-- Stated task --
In the records that follow, show each line where the word "this" is present.

-- Source data --
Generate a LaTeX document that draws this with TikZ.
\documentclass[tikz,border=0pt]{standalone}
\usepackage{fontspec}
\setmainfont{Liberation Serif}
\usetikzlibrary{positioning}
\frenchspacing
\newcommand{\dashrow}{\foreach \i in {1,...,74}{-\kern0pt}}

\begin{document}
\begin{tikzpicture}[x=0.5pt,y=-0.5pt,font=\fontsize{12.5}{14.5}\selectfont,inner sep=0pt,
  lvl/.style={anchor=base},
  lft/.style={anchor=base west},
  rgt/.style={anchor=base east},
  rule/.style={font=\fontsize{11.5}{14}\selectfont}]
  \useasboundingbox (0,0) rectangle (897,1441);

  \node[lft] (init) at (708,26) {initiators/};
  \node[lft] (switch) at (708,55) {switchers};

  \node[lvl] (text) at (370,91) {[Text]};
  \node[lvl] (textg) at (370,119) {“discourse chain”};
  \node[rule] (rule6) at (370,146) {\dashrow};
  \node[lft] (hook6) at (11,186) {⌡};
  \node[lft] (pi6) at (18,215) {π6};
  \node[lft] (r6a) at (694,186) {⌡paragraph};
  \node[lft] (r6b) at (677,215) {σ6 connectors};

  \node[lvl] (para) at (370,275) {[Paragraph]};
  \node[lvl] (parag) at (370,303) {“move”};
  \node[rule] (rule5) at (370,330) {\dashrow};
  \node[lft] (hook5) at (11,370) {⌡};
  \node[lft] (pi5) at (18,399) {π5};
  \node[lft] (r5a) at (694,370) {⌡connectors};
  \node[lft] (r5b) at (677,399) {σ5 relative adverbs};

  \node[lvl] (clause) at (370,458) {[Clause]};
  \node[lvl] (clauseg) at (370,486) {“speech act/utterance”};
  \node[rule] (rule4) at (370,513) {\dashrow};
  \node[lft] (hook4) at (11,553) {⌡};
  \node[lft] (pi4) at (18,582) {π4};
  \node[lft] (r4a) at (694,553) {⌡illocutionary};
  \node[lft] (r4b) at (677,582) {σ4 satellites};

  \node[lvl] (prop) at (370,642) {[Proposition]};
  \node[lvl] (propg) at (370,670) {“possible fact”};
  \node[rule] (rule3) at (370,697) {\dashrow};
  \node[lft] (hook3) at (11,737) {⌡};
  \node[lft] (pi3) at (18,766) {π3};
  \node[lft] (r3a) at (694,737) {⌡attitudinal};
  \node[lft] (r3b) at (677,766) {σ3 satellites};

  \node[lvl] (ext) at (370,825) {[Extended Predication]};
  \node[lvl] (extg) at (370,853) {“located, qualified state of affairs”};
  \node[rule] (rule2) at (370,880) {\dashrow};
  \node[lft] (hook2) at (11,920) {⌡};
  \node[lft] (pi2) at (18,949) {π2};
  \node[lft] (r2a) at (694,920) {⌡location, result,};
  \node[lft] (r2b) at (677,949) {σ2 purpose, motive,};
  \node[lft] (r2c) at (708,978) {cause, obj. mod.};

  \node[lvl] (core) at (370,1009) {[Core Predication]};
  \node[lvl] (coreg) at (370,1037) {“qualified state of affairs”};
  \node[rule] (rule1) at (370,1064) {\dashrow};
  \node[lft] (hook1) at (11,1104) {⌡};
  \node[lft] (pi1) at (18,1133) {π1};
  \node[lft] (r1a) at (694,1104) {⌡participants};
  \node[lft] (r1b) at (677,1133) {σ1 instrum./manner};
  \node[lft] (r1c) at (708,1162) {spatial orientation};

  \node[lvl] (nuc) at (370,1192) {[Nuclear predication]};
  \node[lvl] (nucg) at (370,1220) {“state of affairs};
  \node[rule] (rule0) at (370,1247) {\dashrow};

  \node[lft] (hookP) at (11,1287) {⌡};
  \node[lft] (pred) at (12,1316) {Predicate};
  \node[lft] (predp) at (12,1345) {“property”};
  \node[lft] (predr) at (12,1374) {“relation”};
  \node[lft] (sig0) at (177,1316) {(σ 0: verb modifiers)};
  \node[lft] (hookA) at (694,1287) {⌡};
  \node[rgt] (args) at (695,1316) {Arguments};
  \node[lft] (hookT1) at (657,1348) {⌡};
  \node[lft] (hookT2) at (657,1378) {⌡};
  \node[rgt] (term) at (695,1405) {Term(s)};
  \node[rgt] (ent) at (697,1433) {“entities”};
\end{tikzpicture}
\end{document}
...
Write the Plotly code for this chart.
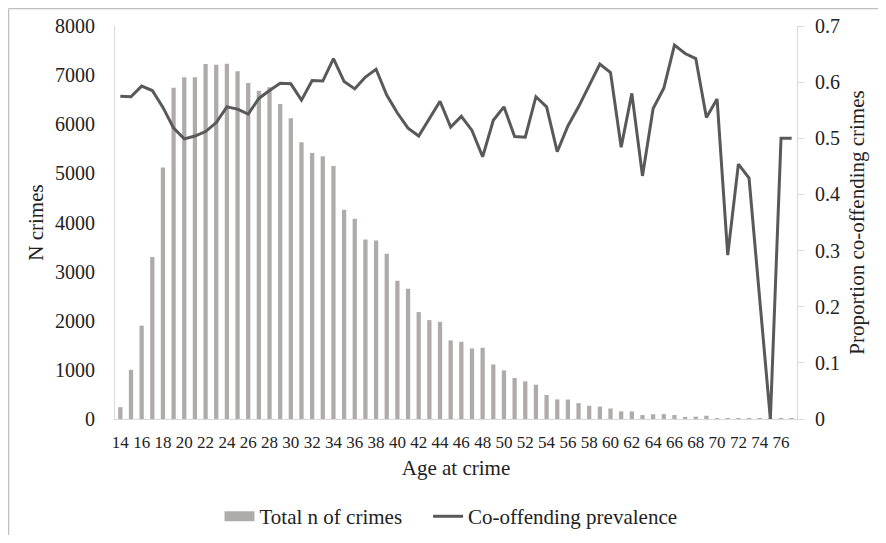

-- Answer in full --
Generate a LaTeX document that draws this with TikZ.
Write the Plotly code for this chart.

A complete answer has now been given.